Die heutigen Bedingungen, unter denen sich Management bewähren muss, können anhand von drei Merkmalen präziser, wenngleich auch nur akronymbefreit, beschrieben werden:

■ Hohe Komplexität („Alles scheint mit jedem verbunden zu sein“), die in ihrer sozialen Dimension als Wertedynamik besonders spürbar wird. Die alten Pflicht- und Akzeptanzwerte sind zwar nicht verschwunden, aber sie wurden abgewertet und die neuen Selbstentfaltungswerte stattdessen aufgewertet. Heute bedienen sich die Menschen beider „Wertetöpfe“ und „mixen“ sich daraus ihren persönlichen „Wertecocktail“, den sie dann von Zeit zu Zeit den Lebensphasen oder Umständen anpassen.

■ Hohe Kontingenz („Morgen kann alles schon wieder ganz anders sein“), die ein Planen überflüssig zu machen scheint. Kontingenz bezeichnet die prinzipielle Offenheit und Ungewissheit menschlicher Lebenserfahrungen. Sie wird als Zufälligkeit und damit Verunsicherung erlebt. Oder philosophisch ausgedrückt: Alles, was weder notwendig noch unmöglich ist, gilt als kontingent. Die Entgrenzung in Politik, Wirtschaft und Gesellschaft wirkt als Katalysator dieses Phänomens.

■ Hohe Volatilität („Die Pendelausschläge werden immer heftiger“), die ein „Durchtauchen“ oder „Aussitzen“ höchst riskant machen. Solche Handlungsweisen werden oft fälschlicherweise der Philosophie des Pragmatismus (Das Tun kommt vor den Überlegungen) zugeschrieben.
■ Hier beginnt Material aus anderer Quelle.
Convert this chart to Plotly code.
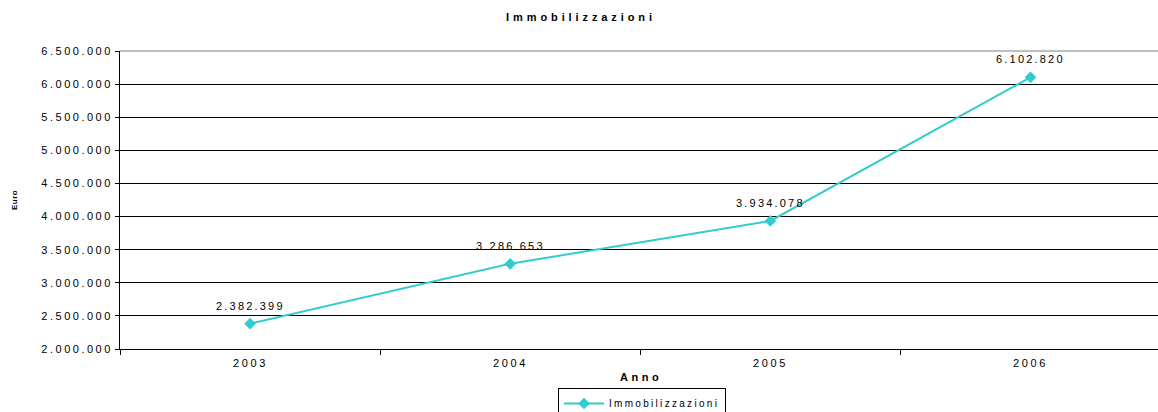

Starke und unvorhersehbare Schwankungen (z.B. von Rohstoffpreisen, Nachfrage, politischen Positionen, Wettbewerbsaktivitäten) innerhalb einer kurzen Zeitspanne verlangen einen hohen Grad an Wachheit. „Führen im Autopiloten“ würde „Führen ohne Piloten“ bedeuten, und das wäre fatal.